If `lim_(x to oo) x sin ((1)/(x)) =A and lim_(x to 0) x sin ((1)/(x)) =B`, then which one of the following is correct?

To solve the problem, we need to evaluate the two limits: 1. \( A = \lim_{x \to \infty} x \sin\left(\frac{1}{x}\right) \) 2. \( B = \lim_{x \to 0} x \sin\left(\frac{1}{x}\right) \) ### Step 1: Evaluate \( A \) We start with the limit as \( x \) approaches infinity: \[ A = \lim_{x \to \infty} x \sin\left(\frac{1}{x}\right) \] To simplify this expression, we can substitute \( t = \frac{1}{x} \). As \( x \to \infty \), \( t \to 0 \).

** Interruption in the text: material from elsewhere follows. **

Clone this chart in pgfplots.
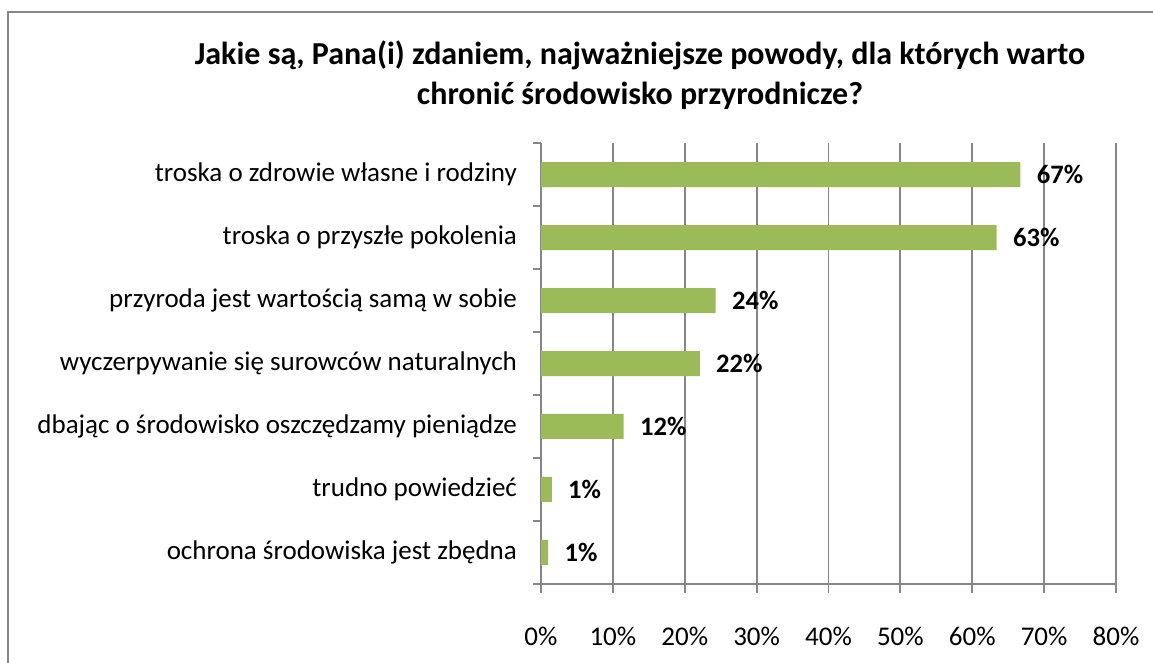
\documentclass[border=0pt]{standalone}
\usepackage{pgfplots}
\pgfplotsset{compat=1.18}
\usepackage{fontspec}
\setmainfont{Carlito}
\definecolor{bargreen}{HTML}{9BBB59}
\definecolor{gridgray}{HTML}{868686}

\begin{document}
\begin{tikzpicture}
% 1 px of the reference = 0.5pt, origin at the axis corner
\path[use as bounding box] (-270.5pt,-39.5pt) rectangle (306pt,292pt);
\draw[gridgray, line width=1pt] (-266.5pt,-45pt) rectangle (310pt,286pt);
\node[font=\bfseries\fontsize{16}{20}\selectfont, align=center] at (49.5pt,254.5pt)
  {Jakie są, Pana(i) zdaniem, najważniejsze powody, dla których warto\\chronić środowisko przyrodnicze?};
\begin{axis}[
  at={(0,0)}, anchor=south west,
  scale only axis, width=287.5pt, height=220.5pt,
  xbar, bar width=12.5pt,
  xmin=0, xmax=80, ymin=0.5, ymax=7.5,
  axis lines*=left,
  axis line style={gridgray, line width=0.9pt},
  x axis line style={shorten <=-4pt},
  xtick={0,10,...,80},
  xticklabels={0\%,10\%,20\%,30\%,40\%,50\%,60\%,70\%,80\%},
  xmajorgrids, major grid style={gridgray, line width=0.9pt},
  ytick={1,...,7},
  yticklabels={ochrona środowiska jest zbędna, trudno powiedzieć,
    dbając o środowisko oszczędzamy pieniądze,
    wyczerpywanie się surowców naturalnych,
    przyroda jest wartością samą w sobie,
    troska o przyszłe pokolenia,
    troska o zdrowie własne i rodziny},
  minor ytick={0.5,1.5,...,7.5},
  tick align=outside,
  major tick length=4.5pt, minor tick length=4pt,
  tick style={gridgray, line width=0.9pt},
  major y tick style={draw=none},
  ticklabel style={font=\fontsize{13.5}{16}\selectfont, text=black},
  yticklabel style={xshift=-4pt},
  xticklabel style={yshift=-13.5pt},
  point meta=explicit symbolic,
  nodes near coords,
  nodes near coords style={font=\bfseries\fontsize{13.3}{16}\selectfont,
    anchor=west, inner sep=0pt, xshift=8pt, text=black},
]
\addplot[fill=bargreen, draw=none] coordinates {
  (66.7,7)[67\%]
  (63.4,6)[63\%]
  (24.3,5)[24\%]
  (22.1,4)[22\%]
  (11.5,3)[12\%]
  (1.5,2)[1\%]
  (1.0,1)[1\%]
};
\end{axis}
\end{tikzpicture}
\end{document}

Therefore, we can rewrite the limit as: \[ A = \lim_{t \to 0} \frac{\sin(t)}{t} \] Using the well-known limit: \[ \lim_{t \to 0} \frac{\sin(t)}{t} = 1 \] Thus, we find: \[ A = 1 \] ### Step 2: Evaluate \( B \) Next, we evaluate the limit as \( x \) approaches 0: \[ B = \lim_{x \to 0} x \sin\left(\frac{1}{x}\right) \] As \( x \) approaches 0, \( \sin\left(\frac{1}{x}\right) \) oscillates between -1 and 1. Therefore, we can bound \( x \sin\left(\frac{1}{x}\right) \): \[ -x \leq x \sin\left(\frac{1}{x}\right) \leq x \] As \( x \to 0 \), both bounds \( -x \) and \( x \) approach 0. By the Squeeze Theorem, we conclude: \[ B = 0 \] ### Conclusion Now we have: - \( A = 1 \) - \( B = 0 \) Thus, the relationship between \( A \) and \( B \) is: \[ A > B \]